Super sub atomics particles- their existence and the search for understanding
 
  We mentioned earlier, that contemporary science now accepts super sub-atomic particles exist. By super sub-atomic, we mean particles smaller in size than the components that normally go to build up an atom (e.g. protons, neutrons, electrons and positrons).  
  For the past thirty years, there have been whole "families" of super sub-atomic particles discovered with strange sounding names such as "Quarks", "Leptons" and "Neutrinos".  
  A range of theoretical particles have also been identified (such as the Higgs Boson and the Graviton), often for the purpose of attempting to better describe the behaviour of certain forces and general Universal phenomena.  

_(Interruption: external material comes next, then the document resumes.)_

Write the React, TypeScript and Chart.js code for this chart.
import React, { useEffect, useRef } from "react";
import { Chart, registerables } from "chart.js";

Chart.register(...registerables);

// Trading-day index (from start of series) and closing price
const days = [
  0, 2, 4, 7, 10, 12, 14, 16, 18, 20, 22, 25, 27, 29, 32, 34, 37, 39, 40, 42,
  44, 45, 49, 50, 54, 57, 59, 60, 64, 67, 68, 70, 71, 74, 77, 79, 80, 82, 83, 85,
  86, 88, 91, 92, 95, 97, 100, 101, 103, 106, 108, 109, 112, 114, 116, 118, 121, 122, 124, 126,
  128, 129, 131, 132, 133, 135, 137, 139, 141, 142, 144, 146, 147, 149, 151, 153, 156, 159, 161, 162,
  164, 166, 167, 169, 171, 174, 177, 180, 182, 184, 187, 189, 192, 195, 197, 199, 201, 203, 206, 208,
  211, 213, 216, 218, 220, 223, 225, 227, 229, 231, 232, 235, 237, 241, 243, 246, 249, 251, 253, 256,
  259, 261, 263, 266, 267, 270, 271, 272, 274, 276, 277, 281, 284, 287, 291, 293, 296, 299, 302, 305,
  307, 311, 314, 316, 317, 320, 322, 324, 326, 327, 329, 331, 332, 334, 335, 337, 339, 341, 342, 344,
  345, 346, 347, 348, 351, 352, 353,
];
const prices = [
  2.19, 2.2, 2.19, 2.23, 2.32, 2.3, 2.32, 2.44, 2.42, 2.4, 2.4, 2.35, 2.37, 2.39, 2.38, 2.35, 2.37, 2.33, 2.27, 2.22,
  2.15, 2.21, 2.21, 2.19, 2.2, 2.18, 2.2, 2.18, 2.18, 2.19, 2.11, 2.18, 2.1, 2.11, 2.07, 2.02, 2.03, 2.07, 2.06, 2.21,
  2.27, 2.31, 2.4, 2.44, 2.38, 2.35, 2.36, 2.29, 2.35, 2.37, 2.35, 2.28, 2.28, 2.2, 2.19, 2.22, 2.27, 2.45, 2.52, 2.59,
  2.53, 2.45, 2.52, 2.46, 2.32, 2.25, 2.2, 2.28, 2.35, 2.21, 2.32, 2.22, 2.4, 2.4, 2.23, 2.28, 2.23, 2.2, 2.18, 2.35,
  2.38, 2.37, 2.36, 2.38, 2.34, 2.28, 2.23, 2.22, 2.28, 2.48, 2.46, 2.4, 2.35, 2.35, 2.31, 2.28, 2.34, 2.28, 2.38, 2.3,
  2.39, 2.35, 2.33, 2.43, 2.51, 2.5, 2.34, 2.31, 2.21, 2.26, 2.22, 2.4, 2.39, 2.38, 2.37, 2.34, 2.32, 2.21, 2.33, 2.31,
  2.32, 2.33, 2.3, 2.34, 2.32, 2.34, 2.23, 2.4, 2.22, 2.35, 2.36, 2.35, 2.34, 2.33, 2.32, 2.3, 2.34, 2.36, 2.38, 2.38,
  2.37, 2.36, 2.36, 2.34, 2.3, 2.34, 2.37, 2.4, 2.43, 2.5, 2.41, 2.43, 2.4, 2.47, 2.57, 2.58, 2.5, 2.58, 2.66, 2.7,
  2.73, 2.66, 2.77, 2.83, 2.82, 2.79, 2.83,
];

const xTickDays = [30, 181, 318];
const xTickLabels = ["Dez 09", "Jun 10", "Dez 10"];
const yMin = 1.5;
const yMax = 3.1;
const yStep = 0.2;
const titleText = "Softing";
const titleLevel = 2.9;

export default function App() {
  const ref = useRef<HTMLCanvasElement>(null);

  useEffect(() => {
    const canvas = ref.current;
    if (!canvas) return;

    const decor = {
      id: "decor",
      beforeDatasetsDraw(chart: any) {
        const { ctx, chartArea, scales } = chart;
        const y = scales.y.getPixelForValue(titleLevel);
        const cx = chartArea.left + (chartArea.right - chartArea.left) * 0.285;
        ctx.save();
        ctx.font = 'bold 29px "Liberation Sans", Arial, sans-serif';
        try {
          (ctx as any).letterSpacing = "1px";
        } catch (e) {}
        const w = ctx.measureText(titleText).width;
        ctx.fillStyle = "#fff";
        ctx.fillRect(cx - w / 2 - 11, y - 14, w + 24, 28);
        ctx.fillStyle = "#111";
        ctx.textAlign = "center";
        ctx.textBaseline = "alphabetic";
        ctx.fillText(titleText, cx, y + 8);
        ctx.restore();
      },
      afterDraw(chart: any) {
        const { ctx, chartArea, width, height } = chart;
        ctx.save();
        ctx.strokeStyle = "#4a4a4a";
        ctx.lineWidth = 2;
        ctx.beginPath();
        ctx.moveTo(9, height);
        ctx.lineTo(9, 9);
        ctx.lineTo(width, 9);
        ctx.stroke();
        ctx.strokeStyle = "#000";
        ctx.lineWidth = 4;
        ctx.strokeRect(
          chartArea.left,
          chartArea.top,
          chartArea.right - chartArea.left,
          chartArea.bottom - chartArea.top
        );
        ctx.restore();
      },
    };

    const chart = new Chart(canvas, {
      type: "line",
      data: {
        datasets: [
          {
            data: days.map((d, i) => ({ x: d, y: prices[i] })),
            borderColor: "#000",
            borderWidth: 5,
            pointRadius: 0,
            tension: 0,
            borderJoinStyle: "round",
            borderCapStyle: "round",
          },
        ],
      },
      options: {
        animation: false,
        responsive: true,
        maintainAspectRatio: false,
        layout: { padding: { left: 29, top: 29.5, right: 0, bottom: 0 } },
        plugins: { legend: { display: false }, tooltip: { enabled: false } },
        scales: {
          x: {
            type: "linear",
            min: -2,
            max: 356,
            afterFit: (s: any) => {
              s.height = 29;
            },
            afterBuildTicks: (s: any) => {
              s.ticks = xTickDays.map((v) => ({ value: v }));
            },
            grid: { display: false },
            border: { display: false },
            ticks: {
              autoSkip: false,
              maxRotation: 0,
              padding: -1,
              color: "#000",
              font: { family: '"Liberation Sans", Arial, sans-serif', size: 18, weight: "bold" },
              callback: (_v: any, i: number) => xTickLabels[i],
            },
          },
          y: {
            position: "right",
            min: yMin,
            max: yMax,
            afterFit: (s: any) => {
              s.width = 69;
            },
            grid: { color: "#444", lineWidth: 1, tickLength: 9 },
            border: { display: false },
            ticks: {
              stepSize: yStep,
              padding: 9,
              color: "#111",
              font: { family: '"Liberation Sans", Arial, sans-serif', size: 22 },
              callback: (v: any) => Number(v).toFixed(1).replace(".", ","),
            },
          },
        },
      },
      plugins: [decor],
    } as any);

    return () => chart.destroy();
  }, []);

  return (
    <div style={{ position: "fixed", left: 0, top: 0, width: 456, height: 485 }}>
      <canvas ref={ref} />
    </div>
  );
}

  Since their discovery, scientists have been working to find a way of providing a coherent "standard model" of the features and relationships between the sub-atomic world and the atomic world.  

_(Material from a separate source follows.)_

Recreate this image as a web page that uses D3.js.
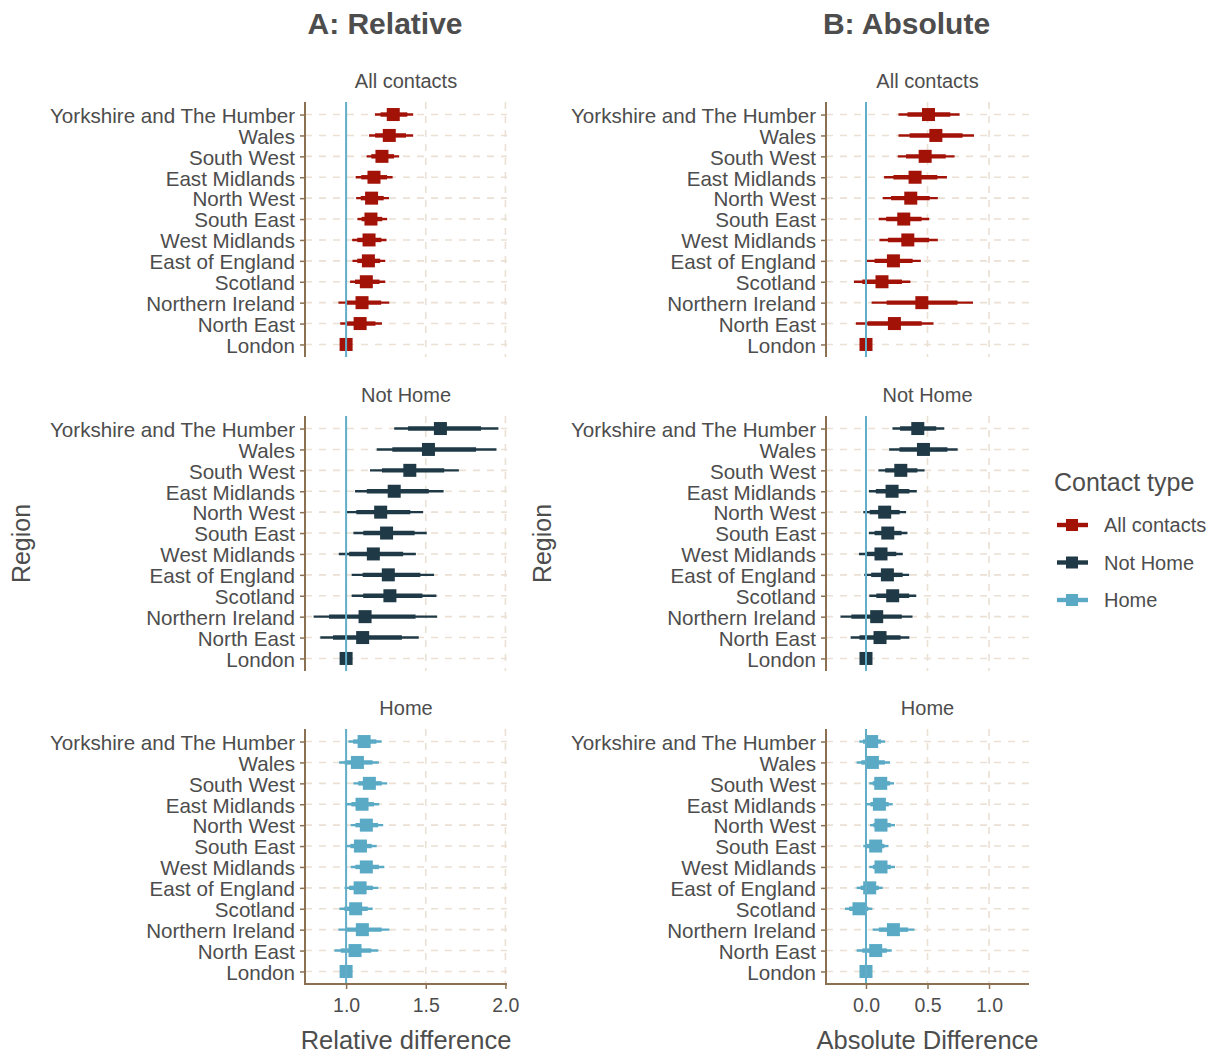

6.2.1 Our understanding of super sub-atomic particles comes largely from the history of discovery  
  It is important to spend a little time for a moment and explain that the accumulated knowledge of the behaviour of sub-atomic and super sub-atomic particles comes largely from observation via experimentation and interpretation of theoretical behaviour.  
  In many ways, sub-atomic research and findings have not necessarily been integrated into our knowledge of atomic particles and compounds (chemistry).  
  We are at a similar point in time with that of the end of the 19th century when the Periodic Table emerged as a major step in linking the level of atoms with the level of molecules and compounds (chemistry).  
  Unfortunately, we have yet to see the completed linkages between sub-atomics and atomics fully realised (e.g., a completed the Standard Model). This is one of the objectives of this book- to clearly demonstrate the synergy between sub-atomics and atomics.